The Creston Valley Farmers’ Market returns in just over two weeks, and two workshops have been scheduled to help out vendors.
The first is a display workshop that runs from on 9 a.m.-noon on April 21, taught by artist Win Dinn for $10.
“That’s going to teach people the ins and outs of getting a display set up,” said market manager Jen Comer. “She’s going to be able to give tips and tricks. A lot of it is about repurposing thrift store stuff.”
A “market safe” course will be offered for $100 on April 28 to teach Food Safe guidelines.

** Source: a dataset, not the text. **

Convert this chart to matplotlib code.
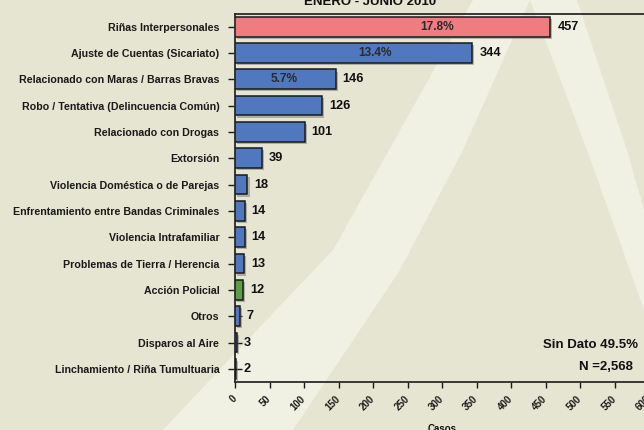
import matplotlib
matplotlib.use('Agg')
import matplotlib.pyplot as plt
from matplotlib.patches import Polygon
import matplotlib.patheffects as pe

# ---- data ----
categories = [
    "Riñas Interpersonales",
    "Ajuste de Cuentas (Sicariato)",
    "Relacionado con Maras / Barras Bravas",
    "Robo / Tentativa (Delincuencia Común)",
    "Relacionado con Drogas",
    "Extorsión",
    "Violencia Doméstica o de Parejas",
    "Enfrentamiento entre Bandas Criminales",
    "Violencia Intrafamiliar",
    "Problemas de Tierra / Herencia",
    "Acción Policial",
    "Otros",
    "Disparos al Aire",
    "Linchamiento / Riña Tumultuaria",
]
values = [457, 344, 146, 126, 101, 39, 18, 14, 14, 13, 12, 7, 3, 2]
pct_labels = ["17.8%", "13.4%", "5.7%"]
xticks = list(range(0, 601, 50))
title = "ENERO - JUNIO 2010"
xlabel = "Casos"
sin_dato = "Sin Dato 49.5%"
n_total = "N =2,568"

# ---- styles ----
PINK, BLUE, GREEN = "#F07C80", "#4F78BE", "#5C9E45"
colors = [PINK] + [BLUE] * 9 + [GREEN] + [BLUE] * 3
pct_pos_frac = [0.64, 0.59, 0.49]
BG = "#E6E5D2"
LIGHT = "#F0F0E3"
FONT = "Liberation Sans"

W, H = 644, 430
fig = plt.figure(figsize=(W / 100, H / 100), dpi=100, facecolor=BG)


def fp(x, y):
    return (x / W, 1 - y / H)


# background decoration (light "A" shape)
left_leg = [(163, 430), (238, 350), (333, 250), (361, 200), (473, 0),
            (530, 0), (463, 150), (400, 270), (293, 430)]
right_leg = [(530, 0), (577, 0), (627, 150), (644, 210), (644, 310), (587, 150)]
for poly in (left_leg, right_leg):
    fig.patches.append(Polygon([fp(x, y) for x, y in poly], closed=True,
                               transform=fig.transFigure, facecolor=LIGHT,
                               edgecolor='none', zorder=-10))

ax = fig.add_axes([235 / W, 48 / H, (649 - 235) / W, (382 - 13.5) / H])
ax.set_zorder(1)
ax.patch.set_alpha(0)

n = len(categories)
ypos = list(range(n - 1, -1, -1))
bars = ax.barh(ypos, values, height=0.75, color=colors, edgecolor='#1a1a1a',
               linewidth=1.1, zorder=3)
for b in bars:
    b.set_path_effects([pe.SimplePatchShadow(offset=(1.5, -1.5), shadow_rgbFace='#777777', alpha=0.5),
                        pe.Normal()])

ax.set_xlim(0, 600)
ax.set_ylim(-0.5, n - 0.5)
ax.set_yticks(ypos)
ax.set_yticklabels(categories, fontsize=7.7, fontweight='bold', family=FONT, color='#1a1a1a')
ax.set_xticks(xticks)
ax.set_xticklabels([str(t) for t in xticks], rotation=45, ha='right', va='center',
                   rotation_mode='anchor', fontsize=7, fontweight='bold', family=FONT)
ax.tick_params(axis='y', direction='inout', length=9.5, width=1.0, pad=6.5, colors='#1a1a1a')
ax.tick_params(axis='x', direction='out', length=4.5, width=1.0, pad=6.5, colors='#1a1a1a')

for s in ax.spines.values():
    s.set_linewidth(1.3)
    s.set_color('#2a2a2a')

for yv, v in zip(ypos, values):
    ax.annotate(str(v), (v, yv), xytext=(5, 0), textcoords='offset points',
                ha='left', va='center', fontsize=9.2, fontweight='bold',
                family=FONT, color='#111111', zorder=5)

for i, lab in enumerate(pct_labels):
    ax.text(values[i] * pct_pos_frac[i], ypos[i], lab, ha='center', va='center',
            fontsize=8.6, fontweight='bold', family=FONT, color='#2a2a2a', zorder=5)

fig.text(*fp(370, 5), title, ha='center', va='baseline', fontsize=9.5,
         fontweight='bold', family=FONT, color='#111111')
fig.text(*fp(442, 424), xlabel, ha='center', va='top', fontsize=7,
         fontweight='bold', family=FONT, color='#111111')
fig.text(*fp(638, 345), sin_dato, ha='right', va='center', fontsize=9.5,
         fontweight='bold', family=FONT, color='#111111')
fig.text(*fp(633, 367), n_total, ha='right', va='center', fontsize=9.5,
         fontweight='bold', family=FONT, color='#111111')

fig.savefig('out.png', dpi=100, facecolor=BG)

Although Food Safe is not yet required for farmers’ market vendors, Comer said it likely will be in the future, and this course will give vendors a great start.
The first farmers’ market runs on May 5 in the lot behind the Creston Valley Chamber of Commerce (the usual Millen-nium Park location will be taken up by the visiting West Coast Amusements).

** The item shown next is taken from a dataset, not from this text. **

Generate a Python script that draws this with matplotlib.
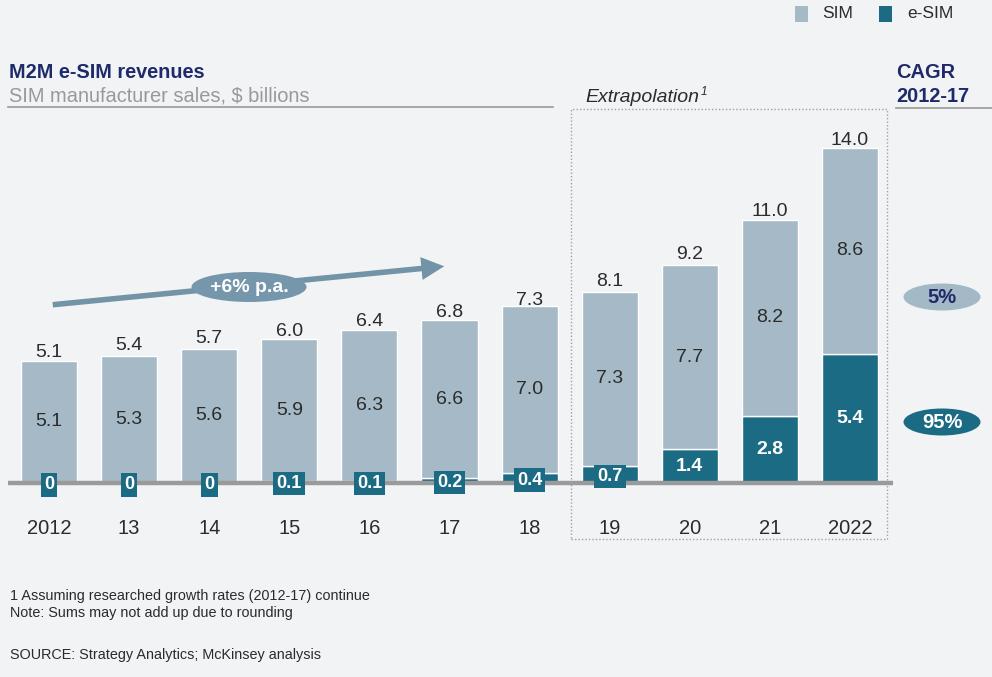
import matplotlib
matplotlib.use("Agg")
import matplotlib.pyplot as plt
from matplotlib.patches import Rectangle, Ellipse, FancyArrowPatch
from matplotlib.lines import Line2D

plt.rcParams['font.family'] = ['Liberation Sans', 'DejaVu Sans']

# data
years = ['2012', '13', '14', '15', '16', '17', '18', '19', '20', '21', '2022']
esim = [0, 0, 0, 0.1, 0.1, 0.2, 0.4, 0.7, 1.4, 2.8, 5.4]
sim = [5.1, 5.3, 5.6, 5.9, 6.3, 6.6, 7.0, 7.3, 7.7, 8.2, 8.6]
totals = [5.1, 5.4, 5.7, 6.0, 6.4, 6.8, 7.3, 8.1, 9.2, 11.0, 14.0]
esim_labels = ['0', '0', '0', '0.1', '0.1', '0.2', '0.4', '0.7', '1.4', '2.8', '5.4']
cagr_sim = '5%'
cagr_esim = '95%'

BG = '#F2F3F5'
SIM_C = '#A5BAC6'
ESIM_C = '#1C6B85'
NAVY = '#1F2A6B'
GREY = '#999999'
DARK = '#2B2B2B'

W, H = 992, 677
fig = plt.figure(figsize=(W / 100, H / 100), dpi=100, facecolor=BG)


def px(x, y):
    # pixel position (from top-left) -> figure fraction
    return x / W, 1 - y / H


# axes spanning whole figure; x = bar index, y = value
ax = fig.add_axes([0, 0, 1, 1])
ax.set_facecolor(BG)
x0, dx = 49, 80.1      # pixel centre of first bar, spacing
y0, dy = 483, 23.93    # pixel of baseline, pixels per unit
ax.set_xlim(-x0 / dx, (W - x0) / dx)
ax.set_ylim((y0 - H) / dy, y0 / dy)
ax.axis('off')

xs = list(range(len(years)))
bw = 0.70
ax.bar(xs, esim, width=bw, color=ESIM_C, edgecolor='white', linewidth=1, zorder=2)
ax.bar(xs, sim, bottom=esim, width=bw, color=SIM_C, edgecolor='white', linewidth=1, zorder=2)

# baseline
ax.plot([-0.51, 10.54], [0, 0], color='#9A9A9A', lw=3.2, zorder=3, solid_capstyle='butt')

for i in xs:
    # totals
    ax.annotate(f'{totals[i]:.1f}', (i, totals[i]), xytext=(0, 2.5), textcoords='offset points',
                ha='center', va='baseline', fontsize=14, color=DARK)
    # SIM values
    ax.text(i, esim[i] + sim[i] / 2, f'{sim[i]:.1f}', ha='center', va='center',
            fontsize=14, color=DARK, zorder=4)
    # e-SIM values
    if esim[i] < 1:
        ax.text(i, esim[i] * 0.5 - 0.08, esim_labels[i], ha='center', va='center',
                fontsize=13, color='white', fontweight='bold', zorder=5,
                bbox=dict(boxstyle='square,pad=0.18', facecolor=ESIM_C, edgecolor='none'))
    else:
        ax.text(i, esim[i] / 2, esim_labels[i], ha='center', va='center',
                fontsize=14, color='white', fontweight='bold', zorder=5)
    # year labels
    ax.text(i, (y0 - 528) / dy, years[i], ha='center', va='center', fontsize=14.5, color=DARK)

# growth arrow
arr = FancyArrowPatch(px(50, 305), px(447, 266), transform=fig.transFigure,
                      arrowstyle='-|>,head_length=10,head_width=5', mutation_scale=1,
                      color='#7393A7', lw=4, joinstyle='miter', capstyle='butt')
fig.add_artist(arr)
e = Ellipse(px(249, 287), 115 / W, 30 / H, transform=fig.transFigure,
            facecolor='#7696AB', edgecolor='none')
fig.add_artist(e)
fig.text(*px(249, 287), '+6% p.a.', ha='center', va='center', fontsize=14,
         color='white', fontweight='bold')

# CAGR ovals
for yy, fc, tc, lab in [(297, '#A3B9C5', NAVY, cagr_sim), (422, ESIM_C, 'white', cagr_esim)]:
    fig.add_artist(Ellipse(px(942, yy), 77 / W, 27 / H, transform=fig.transFigure,
                           facecolor=fc, edgecolor='none'))
    fig.text(*px(942, yy), lab, ha='center', va='center', fontsize=14.5,
             color=tc, fontweight='bold')

# extrapolation box
bx0, by0 = px(571, 539)
bx1, by1 = px(887, 109)
fig.add_artist(Rectangle((bx0, by0), bx1 - bx0, by1 - by0, transform=fig.transFigure,
                         fill=False, edgecolor='#A0A0A0', lw=1, linestyle=(0, (1, 1.5))))
fig.text(*px(585, 97), 'Extrapolation', ha='left', va='center', fontsize=14,
         style='italic', color=DARK)
fig.text(*px(701, 92), '1', ha='left', va='center', fontsize=8.5, style='italic', color=DARK)

# header texts
fig.text(*px(9, 72), 'M2M e-SIM revenues', ha='left', va='center', fontsize=14.3,
         color=NAVY, fontweight='bold')
fig.text(*px(9, 96), 'SIM manufacturer sales, $ billions', ha='left', va='center',
         fontsize=14.4, color=GREY)
fig.add_artist(Line2D([px(8, 0)[0], px(553, 0)[0]], [px(0, 107)[1]] * 2,
                      transform=fig.transFigure, color='#999999', lw=1.2))
fig.text(*px(896, 72), 'CAGR', ha='left', va='center', fontsize=14.4, color=NAVY, fontweight='bold')
fig.text(*px(896, 96), '2012-17', ha='left', va='center', fontsize=14.4, color=NAVY, fontweight='bold')
fig.add_artist(Line2D([px(896, 0)[0], 1], [px(0, 108)[1]] * 2,
                      transform=fig.transFigure, color='#999999', lw=1.2))

# legend
for sx, tx, c, lab in [(795, 822, SIM_C, 'SIM'), (879, 907, ESIM_C, 'e-SIM')]:
    lx, ly = px(sx, 22)
    fig.add_artist(Rectangle((lx, ly), 13 / W, 16 / H, transform=fig.transFigure,
                             facecolor=c, edgecolor='none'))
    fig.text(*px(tx, 14), lab, ha='left', va='center', fontsize=12.5, color=DARK)

# footnotes
fig.text(*px(10, 596), '1 Assuming researched growth rates (2012-17) continue', ha='left',
         va='center', fontsize=10.4, color=DARK)
fig.text(*px(10, 613), 'Note: Sums may not add up due to rounding', ha='left',
         va='center', fontsize=10.4, color=DARK)
fig.text(*px(10, 655), 'SOURCE: Strategy Analytics; McKinsey analysis', ha='left',
         va='center', fontsize=10.4, color=DARK)

fig.savefig('out.png', dpi=100, facecolor=BG)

Shoppers can expect to find bedding plants and perennials, honey, art and donuts, as well as early produce, including lettuce.
“Joy Tomlinson’s been growing tomatoes in her greenhouse and getting them ready since December,” said Comer.
Cassandra Viers, she added, will be there with open pollination seeds and tomato seeds.
With an average of 25 vendors expected at the spring markets, the timing couldn’t be better.
“In the spring, people get into the mindset of eating local food,” said Comer.
The farmers’ market is run by the Creston Valley Food Action Coalition, which now offers members an incentive packages, developed by food action assistant Tamara Movold. Local food makers and businesses, she said, were eager to get on board.
“Everyone said they wanted to do it,” said Movold. “It was just a matter of coming up with incentives.”
Available for a $25 membership, the package contains a dozen incentives, including a free dessert with the purchase of a meal at Real Food Café, and 50 per cent off a member’s first bottle of milk and five per cent off farm gate sales of cheese and meat at Kootenay Alpine Cheese.
Previously, membership was gained by a voluntary donation, but the charge is designed to help the coalition meet one of its goals.
“Part of the food action coalition’s strategy is to cover operating costs without relying on grants,” said Comer.